The Mudcat Café TM
Thread #94336   Message #1825512
Posted By: Genie
02-Sep-06 - 03:02 PM
Thread Name: Common poems set to music
Subject: Common poems set to music: America the Beautiful
It's probably not commonly known that "America The Beautiful" was originally a poem, not a song. Massachusetts school teacher Katharine Lee Bates wrote the first version of the poem in 1892 IIRC (I was just a kid at the time) ;-) and for several years after its publication, people in the US set it to just about any well-known 4/4 tune they could find -- most notably and most commonly "Auld Lang Syne."   

Actually, the specific dates of the milestones in the development of this song are elusive, as different sources cite different versions thereof.

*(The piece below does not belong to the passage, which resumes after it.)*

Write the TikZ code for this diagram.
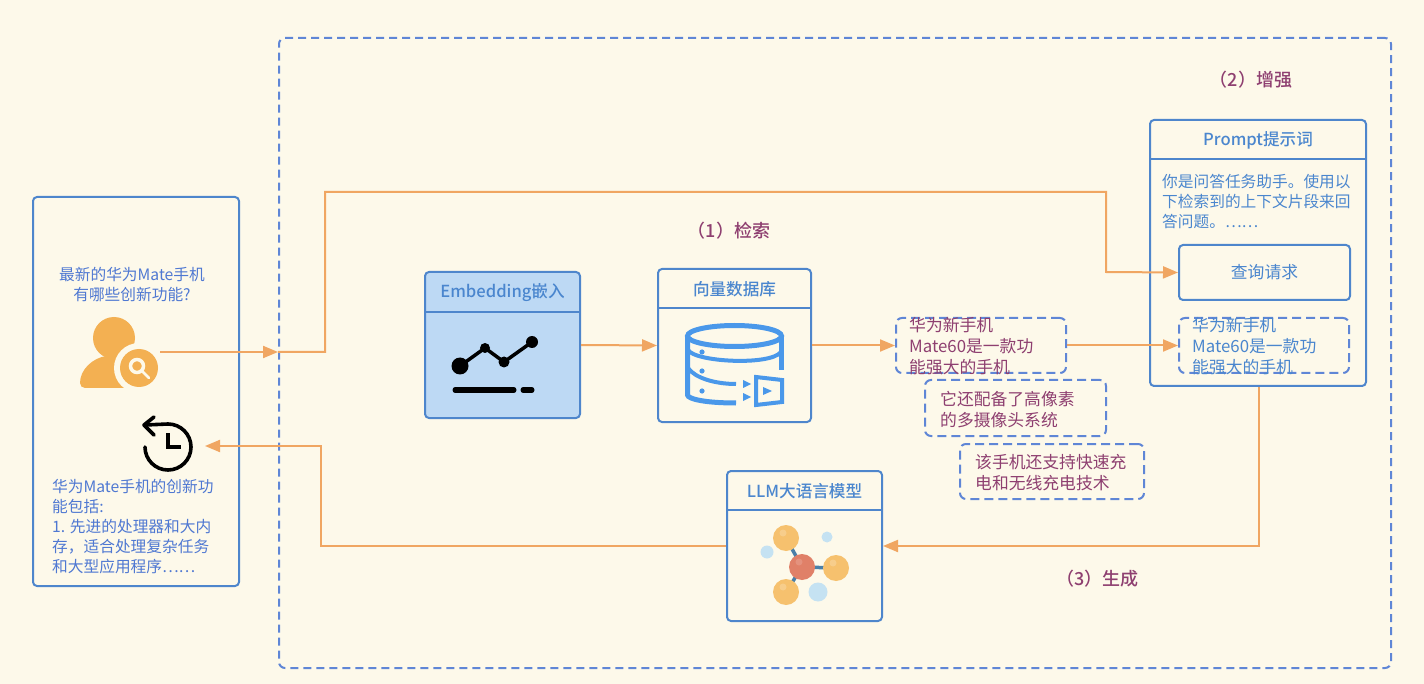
\documentclass[tikz,border=0pt]{standalone}
\usepackage{fontspec}
\setmainfont{Noto Sans CJK SC}
\newfontfamily\medfont{Noto Sans CJK SC Medium}
\usetikzlibrary{arrows.meta}
\definecolor{paper}{HTML}{FDF9EA}
\definecolor{boxblue}{HTML}{4E86CC}
\definecolor{dashblue}{HTML}{5F86D6}
\definecolor{textblue}{HTML}{4F78D2}
\definecolor{titleblue}{HTML}{4A86CE}
\definecolor{plum}{HTML}{8E3F70}
\definecolor{flowline}{HTML}{F0A662}
\definecolor{iconblue}{HTML}{4A98EA}
\definecolor{usericon}{HTML}{F3B052}
\definecolor{embedfill}{HTML}{BDD9F4}
\definecolor{atomorange}{HTML}{F6C16E}
\definecolor{atomred}{HTML}{E08068}
\definecolor{atomblue}{HTML}{C5E2F2}
\definecolor{bondblue}{HTML}{4A7FA8}
\begin{document}
\begin{tikzpicture}[x=1pt, y=-1pt,
	card/.style={draw=boxblue, line width=2pt, rounded corners=4pt, inner sep=0pt},
	chunk/.style={draw=dashblue, line width=2pt, rounded corners=6pt, dash pattern=on 9pt off 5pt, inner sep=0pt},
	title/.style={text=titleblue, font=\medfont\fontsize{16.6}{20}\selectfont, inner sep=0pt},
	said/.style={text=textblue, font=\fontsize{15.7}{20}\selectfont, align=left, inner sep=0pt},
	chunktext/.style={text=plum, font=\fontsize{16.8}{21}\selectfont, align=left, inner sep=0pt},
	step label/.style={text=plum, font=\medfont\fontsize{18}{20}\selectfont, inner sep=0pt},
	flow/.style={draw=flowline, line width=2pt, -{Triangle[length=15pt, width=12pt]}},
	]
	\fill[paper] (0,0) rectangle (1424,684);
	\useasboundingbox (0,0) rectangle (1424,684);
	\node[chunk, dash pattern=on 8pt off 5pt, minimum width=1112pt, minimum height=630pt] (rag) at (835,353) {};
	% left panel
	\node[card, minimum width=206pt, minimum height=389pt] (chat) at (136,391.5) {};
	\node[said, align=center] (question) at (132,284.5) {最新的华为Mate手机\\有哪些创新功能?};
	\node[said, anchor=north west] (answer) at (52,479) {华为Mate手机的创新功\\能包括:\\1. 先进的处理器和大内\\存，适合处理复杂任务\\和大型应用程序……};
	% cards
	\node[card, fill=embedfill, minimum width=155pt, minimum height=146pt] (embed) at (502.5,345) {};
	\node[card, minimum width=153pt, minimum height=153pt] (vectordb) at (734.5,345.5) {};
	\node[card, minimum width=155pt, minimum height=150pt] (llm) at (804.5,546) {};
	\node[card, minimum width=216pt, minimum height=266pt] (prompt) at (1258,253) {};
	\draw[boxblue, line width=2pt] (425,312) -- (580,312);
	\draw[boxblue, line width=2pt] (658,308) -- (811,308);
	\draw[boxblue, line width=2pt] (727,510) -- (882,510);
	\draw[boxblue, line width=2pt] (1150,159) -- (1366,159);
	\node[title] (embed title) at (502.5,293) {Embedding嵌入};
	\node[title] (vectordb title) at (734.5,289) {向量数据库};
	\node[title] (llm title) at (804.5,491) {LLM大语言模型};
	\node[title] (prompt title) at (1258,140) {Prompt提示词};
	\node[said, text=titleblue, anchor=north west] (prompt text) at (1162,174) {你是问答任务助手。使用以\\下检索到的上下文片段来回\\答问题。……};
	\node[card, minimum width=171pt, minimum height=55pt, text=titleblue, font=\fontsize{16.8}{20}\selectfont] (query) at (1264.5,272.5) {查询请求};
	% retrieved chunks
	\node[chunk, minimum width=170pt, minimum height=55pt] (chunk a) at (981,345.5) {};
	\node[chunktext, anchor=west] (chunk a text) at (909,346.5) {华为新手机\\Mate60是一款功\\能强大的手机};
	\node[chunk, minimum width=181pt, minimum height=56pt] (chunk b) at (1015.5,408) {};
	\node[chunktext, anchor=west] (chunk b text) at (940,409.5) {它还配备了高像素\\的多摄像头系统};
	\node[chunk, minimum width=184pt, minimum height=55pt] (chunk c) at (1052,471.5) {};
	\node[chunktext, anchor=west] (chunk c text) at (975,472.5) {该手机还支持快速充\\电和无线充电技术};
	\node[chunk, minimum width=170pt, minimum height=55pt] (chunk p) at (1264,345.5) {};
	\node[chunktext, text=titleblue, anchor=west] (chunk p text) at (1192,346.5) {华为新手机\\Mate60是一款功\\能强大的手机};
	\node[step label] (retrieve) at (729,230.5) {（1）检索};
	\node[step label] (augment) at (1251,79.5) {（2）增强};
	\node[step label] (generate) at (1097.5,578.5) {（3）生成};
	% user icon
	\coordinate (user) at (160,352);
	\coordinate (gate) at (278,352);
	\coordinate (history) at (205,446);
	\fill[usericon] (114,338) circle[radius=21pt];
	\fill[usericon, rounded corners=5pt] (80,388) .. controls (80,370) and (92,358) .. (112,355) -- (135,355) -- (135,388) -- cycle;
	\fill[paper] (139,368) circle[radius=25pt];
	\fill[usericon] (139,368) circle[radius=19pt];
	\draw[paper, line width=3.5pt] (137,366) circle[radius=6.5pt];
	\draw[paper, line width=2.5pt, line cap=round] (142,371) -- (149,378);
	% history icon
	\draw[black, line width=3.6pt, line cap=round] (145,447) arc[start angle=180, end angle=450, radius=23pt] -- (145,425);
	\draw[black, line width=3.6pt, line cap=round, line join=round] (154,417) -- (144,425) -- (154,435);
	\draw[black, line width=3.6pt, line join=miter] (168,433) -- (168,447) -- (181,447);
	% chart icon
	\draw[black, line width=3.5pt] (460,366) -- (485,348) -- (504,362) -- (532,342);
	\foreach \px/\py/\pr in {460/366/8.5, 485/348/5, 504/362/5.5, 532/342/6}
		\fill[black] (\px,\py) circle[radius=\pr pt];
	\draw[black, line width=5pt, line cap=round] (455,390) -- (514,390);
	\draw[black, line width=5pt, line cap=round] (523,390) -- (532,390);
	% database icon
	\draw[iconblue, line width=5pt] (734.5,336) ellipse[x radius=47pt, y radius=10.5pt];
	\draw[iconblue, line width=5pt] (781.5,336) -- (781.5,370);
	\draw[iconblue, line width=5pt] (687.5,336) -- (687.5,395) .. controls (688,399) and (705,403) .. (736,403);
	\draw[iconblue, line width=4pt] (688,350) .. controls (695,362) and (770,366) .. (781,352);
	\draw[iconblue, line width=4pt] (688,368) .. controls (695,378) and (715,384) .. (736,384);
	\foreach \py in {352,371,391}
		\fill[iconblue] (702,\py) circle[radius=2.6pt];
	\foreach \py in {384,397}
		\fill[iconblue] (743,\py-4) -- (751,\py) -- (743,\py+4) -- cycle;
	\draw[iconblue, line width=4pt] (756,377) -- (782,380) -- (782,402) -- (756,405) -- cycle;
	\fill[iconblue] (763,387) -- (772,391) -- (763,395) -- cycle;
	% molecule icon
	\draw[bondblue, line width=3.5pt] (802,567) -- (786,538);
	\draw[bondblue, line width=3.5pt] (802,567) -- (836,568);
	\draw[bondblue, line width=3.5pt] (802,567) -- (786,592);
	\foreach \px/\py/\pr in {767/552/6.5, 827/537/5.5, 818/592/9.5}
		\fill[atomblue] (\px,\py) circle[radius=\pr pt];
	\foreach \px/\py in {786/538, 836/568, 786/592}{
		\fill[atomorange] (\px,\py) circle[radius=13pt];
		\fill[white, opacity=.2] (\px-3,\py-5) circle[radius=3.5pt];
	}
	\fill[atomred] (802,567) circle[radius=13pt];
	\fill[white, opacity=.15] (799,562) circle[radius=3.5pt];
	% connectors
	\draw[flow] (user) -- (gate);
	\draw[flow] (gate) -- (325,352) -- (325,192) -- (1106,192) -- (1106,272) -- (query.west);
	\draw[flow] (embed.east) -- (vectordb.west);
	\draw[flow] (vectordb.east) -- (chunk a.west);
	\draw[flow] (chunk a.east) -- (chunk p.west);
	\draw[flow] (prompt.south -| 1259,0) -- (1259,546) -- (llm.east);
	\draw[flow] (llm.west) -- (321,546) -- (321,446) -- (history);
\end{tikzpicture}
\end{document}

This is from Bates's own journal:
"... When we left Colorado Springs the four stanzas were penciled in my notebook …. The ... the notebook was laid aside, and I do not remember paying heed to these verses until the second summer following, when I copied them out and sent them to The Congregationalist, where they first appeared in print July 4, 1895.   The hymn attracted an unexpected amount of attention.   It was almost at once set to music by Silas G. Pratt.   Other tunes were written for the words and so many requests came to me, with still increasing frequency, that in 1904 I rewrote it, trying to make the phraseology more simple and direct."

That version was published in the Boston Evening Transcript in 1904, titled "America."   Bates kept perfecting her poem until 1911, when she published the poem in its present form, in a collection titled "America the Beautiful and Other Poems."

Samuel A. Ward, a NJ church organist, wrote the tune "Materna" in 1882. It's said that on his way home from Coney Island the melody popped into his head and he wrote the notes on a shirt-cuff.   He published it as a hymn in 1888.


In 1904 a NY Baptist minister, Dr. Clarence A Barbour, noted the fit of Bates's poem to Ward's tune and introduced the pairing as a hymn for his congregation. Its popularity quickly spread beyond his Rochester congregation. Barbour included this hymn in "Fellowship Hymns," published in 1910 (though he misspelled Bates's name as "Katherine.")

It appears that the lyricist (Bates), the melody composer (Ward), and the man who published the two as a hymn (Barbour) never met.

The rest, as they say, is history.   At least till Ray Charles put his own twist on both the tune and the lyrics. I'd say he has the best-known recording of this poem-set-to-music.

Regarding the Ray Charles version, I found this historical note about Bates's views very interesting:

"... Bates gave permission to use the poem to anyone who wanted it, requiring only that not a single word be changed, "so that we may not have as many texts as we already have tunes." ... "

Katharine Lee Bates bio, with info on history of ATB

Despite Bates's wish that "not a single word be changed," it the song seems to have undergone several modifications via "the folk process" -- probably people mis-hearing or misremembering some lines. E.g., the phrase "purple mountain majesties" often gets sung as "purple mountains' majesty."    And Ray changed "[May] God shed His grace on thee and crown thy good with brotherhood" to "God done shed His grace on thee and crownED thy good ... "   The former doesn't really change the meaning, but the latter really does.